RAYLEIGH-TAYLOR INSTABILITIES AND MIXING IN THE HELIUM STAR MODELS FOR TYPE-IB/IC SUPERNOVAE

Motivated by the necessity of large-scale mixing in modeling the light curves of Type Ib/Ic supernovae (SN IB/IC), the Rayleigh-Taylor (R-T) instabilities in exploding helium stars of masses M(a) = 3.3, 4, and 6 M. are calculated for the first time with a two-dimensional hydrodynamical code. Mixing of the ejected material induced by the instabilities is found to be more extensive for smaller mass stars. For M(a) less-than-or-similar-to 4 M., Ni-56 is mixed to the outermost helium envelope. For M(a) greater-than-or-similar-to 6 M., on the contrary, the growth of the R-T instability is too weak to convey Ni-56 into the outer layers.

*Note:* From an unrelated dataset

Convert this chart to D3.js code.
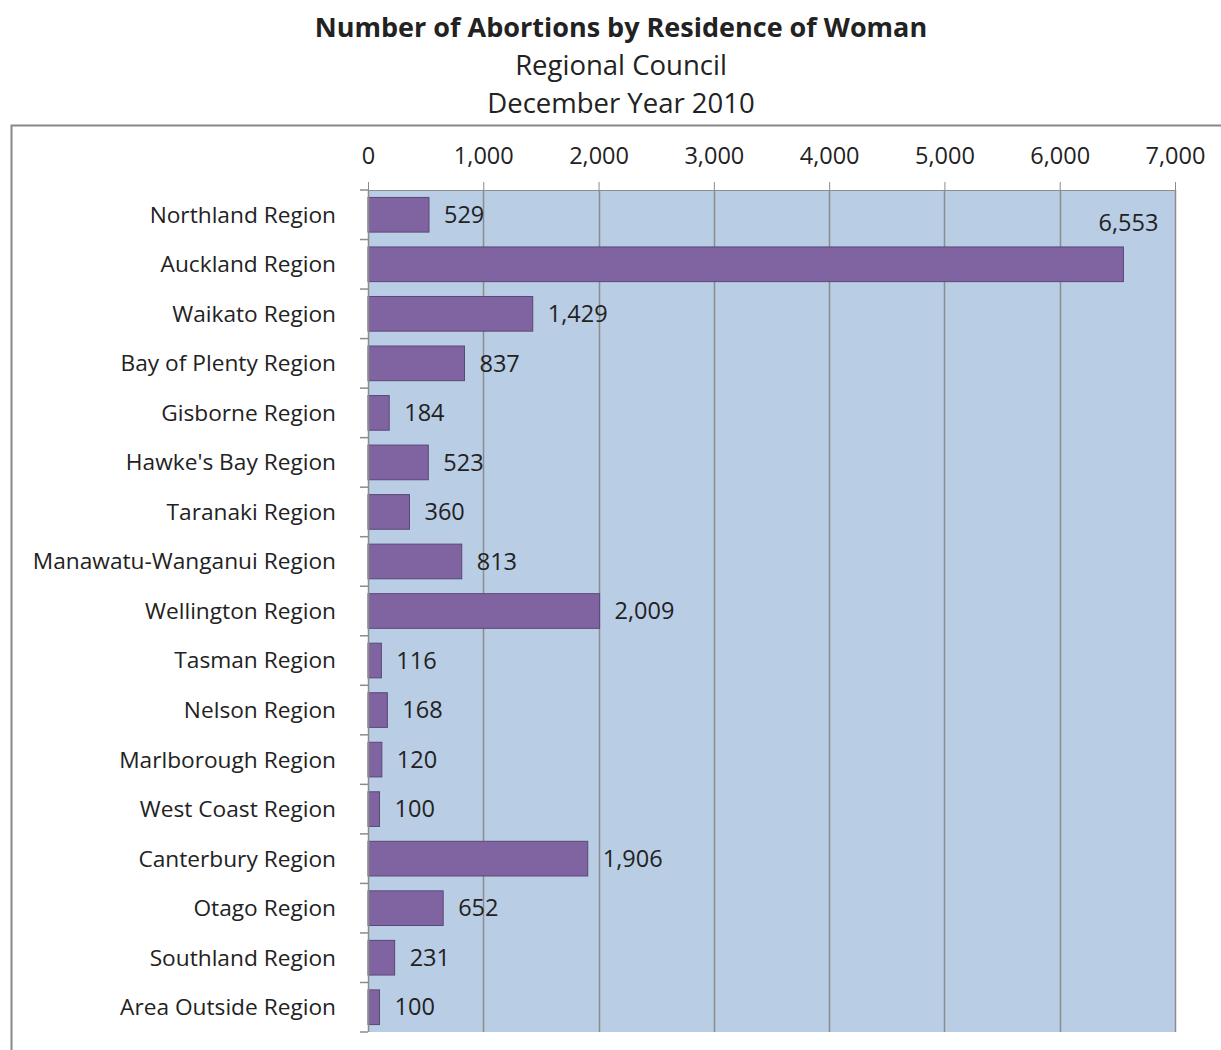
<!DOCTYPE html>
<html><head><meta charset="utf-8">
<script src="https://cdn.jsdelivr.net/npm/d3@7"></script>
<style>body{margin:0;background:#fff}svg{display:block}text{font-family:"Open Sans",sans-serif;fill:#222}</style>
</head><body>
<svg id="c" width="1221" height="1050"></svg>
<script>
const categories = ["Northland Region","Auckland Region","Waikato Region","Bay of Plenty Region","Gisborne Region","Hawke's Bay Region","Taranaki Region","Manawatu-Wanganui Region","Wellington Region","Tasman Region","Nelson Region","Marlborough Region","West Coast Region","Canterbury Region","Otago Region","Southland Region","Area Outside Region"];
const values = [529,6553,1429,837,184,523,360,813,2009,116,168,120,100,1906,652,231,100];
const tickValues = [0,1000,2000,3000,4000,5000,6000,7000];
const titleLines = ["Number of Abortions by Residence of Woman","Regional Council","December Year 2010"];

const svg = d3.select("#c");
const x = d3.scaleLinear().domain([0,7000]).range([368,1175]);
const y = d3.scaleBand().domain(categories).range([190,1032]).paddingInner(0.3).paddingOuter(0.15);
const step = (1032-190)/categories.length;

// outer border
svg.append("rect").attr("x",11.5).attr("y",125.5).attr("width",1240).attr("height",1000)
  .attr("fill","none").attr("stroke","#888").attr("stroke-width",2);

// titles
svg.append("text").attr("x",621).attr("y",37).attr("text-anchor","middle").attr("font-size",27).attr("font-weight","bold").text(titleLines[0]);
svg.append("text").attr("x",621).attr("y",75).attr("text-anchor","middle").attr("font-size",27.5).text(titleLines[1]);
svg.append("text").attr("x",621).attr("y",113).attr("text-anchor","middle").attr("font-size",27.5).text(titleLines[2]);

// plot background
svg.append("rect").attr("x",x(0)).attr("y",190).attr("width",x(7000)-x(0)).attr("height",1032-190).attr("fill","#b9cde5");

// gridlines
svg.append("g").selectAll("line").data(tickValues.slice(1)).join("line")
  .attr("x1",d=>Math.round(x(d))+0.5).attr("x2",d=>Math.round(x(d))+0.5).attr("y1",190).attr("y2",1032)
  .attr("stroke","#8c8c8c").attr("stroke-width",1.5);

// top axis
const xAxis = d3.axisTop(x).tickValues(tickValues).tickSize(8).tickPadding(18).tickFormat(d3.format(","));
const gx = svg.append("g").attr("transform","translate(0,190)").call(xAxis);
gx.select(".domain").attr("stroke","#8c8c8c");
gx.selectAll(".tick line").attr("stroke","#8c8c8c");
gx.selectAll("text").attr("font-size",23.5).attr("font-family","'Open Sans',sans-serif").attr("fill","#222");

// bars
svg.append("g").selectAll("rect").data(values).join("rect")
  .attr("x",x(0)).attr("y",(d,i)=>y(categories[i])).attr("width",d=>x(d)-x(0)).attr("height",y.bandwidth())
  .attr("fill","#8064a2").attr("stroke","#5a4875").attr("stroke-width",1);

// y axis line and ticks
svg.append("line").attr("x1",368.5).attr("x2",368.5).attr("y1",190).attr("y2",1032).attr("stroke","#8c8c8c").attr("stroke-width",1.5);
svg.append("g").selectAll("line").data(d3.range(categories.length+1)).join("line")
  .attr("x1",360).attr("x2",368).attr("y1",i=>190+i*step).attr("y2",i=>190+i*step).attr("stroke","#8c8c8c").attr("stroke-width",1.5);

// category labels
svg.append("g").selectAll("text").data(categories).join("text")
  .attr("x",336).attr("y",d=>y(d)+y.bandwidth()/2).attr("dy","0.35em").attr("text-anchor","end").attr("font-size",22.7).text(d=>d);

// value labels
const fmt = d3.format(",");
svg.append("g").selectAll("text").data(values).join("text")
  .attr("x",(d,i)=> d>6000 ? x(d)+5 : x(d)+15)
  .attr("y",(d,i)=> d>6000 ? y(categories[i])-24 : y(categories[i])+y.bandwidth()/2)
  .attr("dy","0.35em").attr("text-anchor",d=>d>6000?"middle":"start").attr("font-size",23.5).text(d=>fmt(d));
</script>
</body></html>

The extensive mixing in smaller mass stars is consistent with the early light curve models for SN 1983N (Type Ib) and SN 1987M (Type Ic) whose declines are as fast as and even faster than Type Ia supernovae. On the other hand, no significant mixing for larger M(a) may be consistent with the slow decline of SN Ib 1984L. Thus the observed variations of the SN Ib/Ic light curves can naturally be accounted for by the variation of mixing as a function of the helium star mass.